## [Given request]
Copy each line in which the string "this" occurs.

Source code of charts
• • • •
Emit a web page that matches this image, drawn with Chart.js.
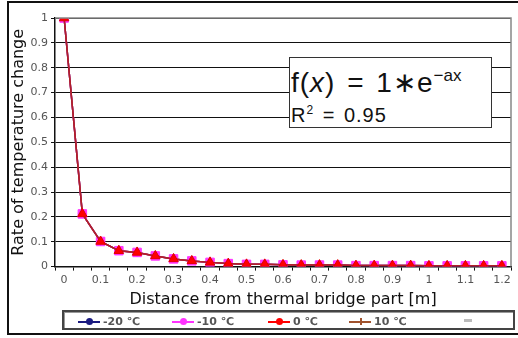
<!DOCTYPE html>
<html>
<head>
<meta charset="utf-8">
<script src="https://cdn.jsdelivr.net/npm/chart.js@4.4.1/dist/chart.umd.min.js"></script>
<style>
  body { margin: 0; background: #fff; font-family: "Liberation Sans", Arial, sans-serif; }
  #wrap { position: relative; width: 518px; height: 338px; overflow: hidden; }
  #frame { position: absolute; left: 7px; top: 1px; width: 520px; height: 334px; border: 2px solid #111; box-sizing: border-box; }
  canvas { position: absolute; left: 0; top: 0; }
  #eq { position: absolute; left: 289px; top: 57px; width: 203px; height: 71px; box-sizing: border-box;
        border: 1.5px solid #333; background: #fff; color: #111; padding-left: 1px; }
  #eq .l1 { font-size: 28px; line-height: 30px; margin-top: 3px; letter-spacing: 1px; word-spacing: 3px; }
  #eq .l1 sup { font-size: 17px; vertical-align: 11px; letter-spacing: 0; }
  #eq .l2 { font-size: 20px; line-height: 24px; letter-spacing: 1px; word-spacing: 2px; }
  #eq .l2 sup { font-size: 12px; vertical-align: 8px; }
  #legend { position: absolute; left: 62px; top: 310px; width: 453px; height: 20px; box-sizing: border-box;
            border: 2px solid #444; box-shadow: 1px 1px 0 #999 inset; background: #fff; }
  .item { position: absolute; top: 3px; height: 12px; font: bold 11px "DejaVu Sans", sans-serif; color: #555; white-space: nowrap; }
  .item .ln { position: absolute; left: 0; top: 6px; width: 22px; height: 2px; }
  .item .mk { position: absolute; left: 8px; top: 3px; width: 7px; height: 7px; border-radius: 50%; }
  .item .tx { position: absolute; left: 25px; top: 0; }
</style>
</head>
<body>
<div id="wrap">
  <canvas id="c" width="518" height="338"></canvas>
  <div id="frame"></div>
  <div id="eq">
    <div class="l1">f(<i>x</i>) = 1∗e<sup>−ax</sup></div>
    <div class="l2">R<sup>2</sup> = 0.95</div>
  </div>
  <div id="legend"></div>
</div>
<script>
const distances = ['0', '0.05', '0.1', '0.15', '0.2', '0.25', '0.3', '0.35', '0.4', '0.45', '0.5', '0.55', '0.6',
  '0.65', '0.7', '0.75', '0.8', '0.85', '0.9', '0.95', '1', '1.05', '1.1', '1.15', '1.2'];

const minus20 = [1, 0.212, 0.101, 0.064, 0.057, 0.043, 0.031, 0.023, 0.017, 0.012, 0.009, 0.009, 0.007,
  0.006, 0.006, 0.006, 0.004, 0.004, 0.004, 0.004, 0.003, 0.003, 0.003, 0.003, 0.003];
const minus10 = [1, 0.212, 0.101, 0.064, 0.057, 0.043, 0.031, 0.023, 0.017, 0.012, 0.009, 0.009, 0.007,
  0.006, 0.006, 0.006, 0.004, 0.004, 0.004, 0.004, 0.003, 0.003, 0.003, 0.003, 0.003];
const zero = [1, 0.212, 0.101, 0.064, 0.057, 0.043, 0.031, 0.023, 0.017, 0.012, 0.009, 0.009, 0.007,
  0.006, 0.006, 0.006, 0.004, 0.004, 0.004, 0.004, 0.003, 0.003, 0.003, 0.003, 0.003];
const plus10 = [1, 0.212, 0.101, 0.064, 0.057, 0.043, 0.031, 0.023, 0.017, 0.012, 0.009, 0.009, 0.007,
  0.006, 0.006, 0.006, 0.004, 0.004, 0.004, 0.004, 0.003, 0.003, 0.003, 0.003, 0.003];

const seriesNames = ['-20 ℃', '-10 ℃', '0 ℃', '10 ℃'];
const seriesColors = ['#1a1a80', '#ff33ff', '#ff0000', '#a0522d'];
const legendLeft = [14, 108, 204, 285];

// legend built by hand, chart.js legend has no frame
const legendEl = document.getElementById('legend');
seriesNames.forEach((name, i) => {
  const it = document.createElement('div');
  it.className = 'item';
  it.style.left = legendLeft[i] + 'px';
  it.innerHTML = '<span class="ln" style="background:' + seriesColors[i] + '"></span>' +
    '<span class="mk" style="background:' + seriesColors[i] + (i === 3 ? ';width:2px;left:11px;border-radius:0' : '') + '"></span>' +
    '<span class="tx">' + name + '</span>';
  legendEl.appendChild(it);
});
const dash = document.createElement('div');
dash.style.cssText = 'position:absolute;left:400px;top:7px;width:8px;height:3px;background:#bbb';
legendEl.appendChild(dash);

const plotFrame = {
  id: 'plotFrame',
  afterDraw(chart) {
    const { ctx, chartArea: a } = chart;
    ctx.save();
    ctx.strokeStyle = '#888';
    ctx.lineWidth = 1.5;
    ctx.beginPath();
    ctx.moveTo(a.left, a.top);
    ctx.lineTo(a.right, a.top);
    ctx.lineTo(a.right, a.bottom);
    ctx.stroke();
    ctx.restore();
  }
};

new Chart(document.getElementById('c'), {
  type: 'line',
  data: {
    labels: distances,
    datasets: [
      { label: seriesNames[0], data: minus20, order: 3, borderColor: '#1a1a80', backgroundColor: '#1a1a80', pointStyle: 'rectRot', pointRadius: 4 },
      { label: seriesNames[1], data: minus10, order: 2, borderColor: '#ff33ff', backgroundColor: '#ff33ff', pointStyle: 'rect', pointRadius: 6 },
      { label: seriesNames[2], data: zero, order: 0, borderColor: '#b0202a', backgroundColor: '#ff0000', pointBorderColor: '#e00000', pointStyle: 'triangle', pointRadius: 5.5 },
      { label: seriesNames[3], data: plus10, order: 1, borderColor: '#a52a2a', backgroundColor: '#a52a2a', pointStyle: 'crossRot', pointRadius: 3 }
    ]
  },
  options: {
    responsive: false,
    animation: false,
    layout: { padding: { left: 9, right: 1, top: 18, bottom: 29 } },
    elements: { line: { borderWidth: 1.5, tension: 0 }, point: { borderWidth: 1 } },
    plugins: { legend: { display: false }, tooltip: { enabled: false } },
    scales: {
      x: {
        offset: true,
        grid: { offset: true, drawOnChartArea: false, color: '#111', tickLength: 4 },
        border: { color: '#111', width: 1.5 },
        ticks: {
          color: '#555', font: { family: 'DejaVu Sans', size: 11 }, maxRotation: 0, autoSkip: false,
          callback: (v, i) => (i % 2 === 0 ? distances[i] : '')
        },
        title: { display: true, text: 'Distance from thermal bridge part [m]', color: '#111',
                 font: { family: 'DejaVu Sans', size: 16 }, padding: { top: 0, bottom: 0 } }
      },
      y: {
        min: 0, max: 1,
        afterFit: (s) => { s.width = 46; },
        grid: { color: '#111', lineWidth: 1, tickLength: 4 },
        border: { color: '#111', width: 1.5 },
        ticks: { stepSize: 0.1, color: '#555', font: { family: 'DejaVu Sans', size: 11 },
                 callback: (v) => Math.round(v * 10) / 10 },
        title: { display: true, text: 'Rate of temperature change', color: '#111',
                 font: { family: 'DejaVu Sans', size: 16 }, padding: { top: 0, bottom: 1 } }
      }
    }
  },
  plugins: [plotFrame]
});
</script>
</body>
</html>
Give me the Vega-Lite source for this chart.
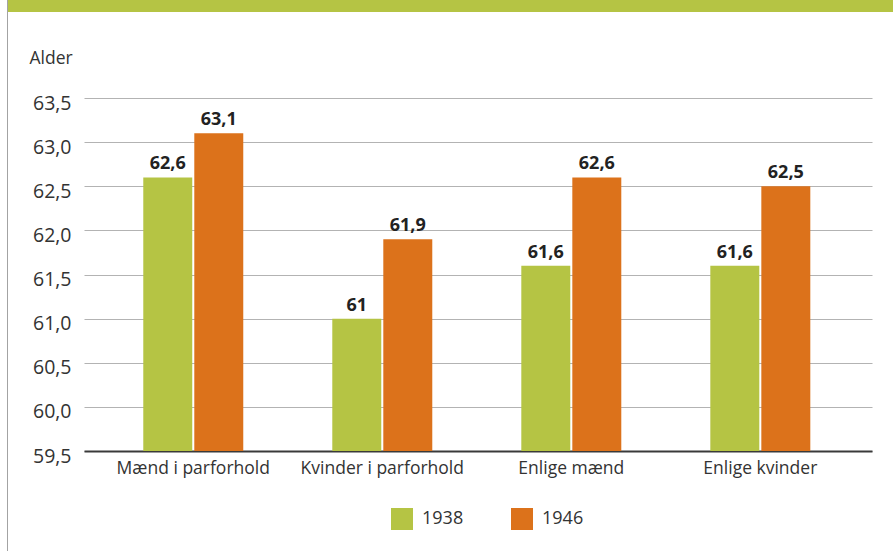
{
  "$schema": "https://vega.github.io/schema/vega-lite/v6.json",
  "padding": {"left": 7, "top": 0, "right": 0, "bottom": 0},
  "background": "white",
  "config": {
    "font": "Open Sans",
    "view": {"stroke": null},
    "locale": {"number": {"decimal": ",", "thousands": ".", "grouping": [3], "currency": ["", " kr."]}}
  },
  "spacing": 0,
  "bounds": "flush",
  "hconcat": [
    {
      "width": 1,
      "height": 551,
      "view": {"fill": "#a3a3a3", "stroke": null},
      "data": {"values": []},
      "mark": "rule",
      "encoding": {}
    },
    {
      "spacing": 86,
      "bounds": "flush",
      "vconcat": [
        {
          "width": 885,
          "height": 12,
          "view": {"fill": "#b5c444", "stroke": null},
          "data": {"values": []},
          "mark": "rule",
          "encoding": {}
        },
        {
          "spacing": 0,
          "bounds": "flush",
          "hconcat": [
            {
              "width": 76,
              "height": 353,
              "data": {"values": []},
              "mark": "rule",
              "encoding": {}
            },
            {
              "width": 788,
              "height": 353,
              "data": {
                "values": [
                  {"group": "Mænd i parforhold", "year": "1938", "value": 62.6},
                  {"group": "Mænd i parforhold", "year": "1946", "value": 63.1},
                  {"group": "Kvinder i parforhold", "year": "1938", "value": 61},
                  {"group": "Kvinder i parforhold", "year": "1946", "value": 61.9},
                  {"group": "Enlige mænd", "year": "1938", "value": 61.6},
                  {"group": "Enlige mænd", "year": "1946", "value": 62.6},
                  {"group": "Enlige kvinder", "year": "1938", "value": 61.6},
                  {"group": "Enlige kvinder", "year": "1946", "value": 62.5}
                ]
              },
              "encoding": {
                "x": {
                  "field": "group",
                  "type": "nominal",
                  "sort": ["Mænd i parforhold", "Kvinder i parforhold", "Enlige mænd", "Enlige kvinder"],
                  "scale": {"paddingInner": 0.471, "paddingOuter": 0.32, "align": 0.49},
                  "axis": {
                    "title": null,
                    "labelAngle": 0,
                    "labelFontSize": 17.5,
                    "labelColor": "#333333",
                    "labelPadding": 8,
                    "ticks": false,
                    "domainColor": "#3a3a3a",
                    "domainWidth": 2,
                    "grid": false
                  }
                },
                "xOffset": {
                  "field": "year",
                  "type": "nominal",
                  "scale": {"paddingInner": 0.04}
                },
                "y": {
                  "field": "value",
                  "type": "quantitative",
                  "scale": {"domain": [59.5, 63.5], "nice": false, "zero": false},
                  "axis": {
                    "title": "Alder",
                    "titleAngle": 0,
                    "titleAlign": "left",
                    "titleBaseline": "alphabetic",
                    "titleX": -55,
                    "titleY": -35,
                    "titleFontSize": 17.5,
                    "titleFontWeight": "normal",
                    "titleColor": "#333333",
                    "values": [59.5, 60, 60.5, 61, 61.5, 62, 62.5, 63, 63.5],
                    "format": ".1f",
                    "labelFontSize": 19.5,
                    "labelColor": "#333333",
                    "labelPadding": 13,
                    "labelOffset": 5,
                    "ticks": false,
                    "domain": false,
                    "gridColor": "#b3b3b3",
                    "gridWidth": 1
                  }
                }
              },
              "layer": [
                {
                  "mark": {"type": "bar"},
                  "encoding": {
                    "y2": {"datum": 59.5},
                    "color": {
                      "field": "year",
                      "type": "nominal",
                      "scale": {"domain": ["1938", "1946"], "range": ["#b5c444", "#dc721b"]},
                      "legend": {
                        "title": null,
                        "orient": "none",
                        "direction": "horizontal",
                        "legendX": 384,
                        "legendY": 508,
                        "symbolType": "square",
                        "symbolSize": 484,
                        "symbolStrokeWidth": 0,
                        "labelFontSize": 18,
                        "labelColor": "#333333",
                        "labelOffset": 9,
                        "columnPadding": 47
                      }
                    }
                  }
                },
                {
                  "mark": {"type": "text", "baseline": "bottom", "dy": -4, "fontWeight": "bold", "fontSize": 18, "color": "#222222"},
                  "encoding": {
                    "text": {"field": "value", "type": "quantitative", "format": "~g"}
                  }
                }
              ]
            }
          ]
        }
      ]
    }
  ]
}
• • • •
## [Solution]
Emit a web page that matches this image, drawn with Chart.js.
Give me the Vega-Lite source for this chart.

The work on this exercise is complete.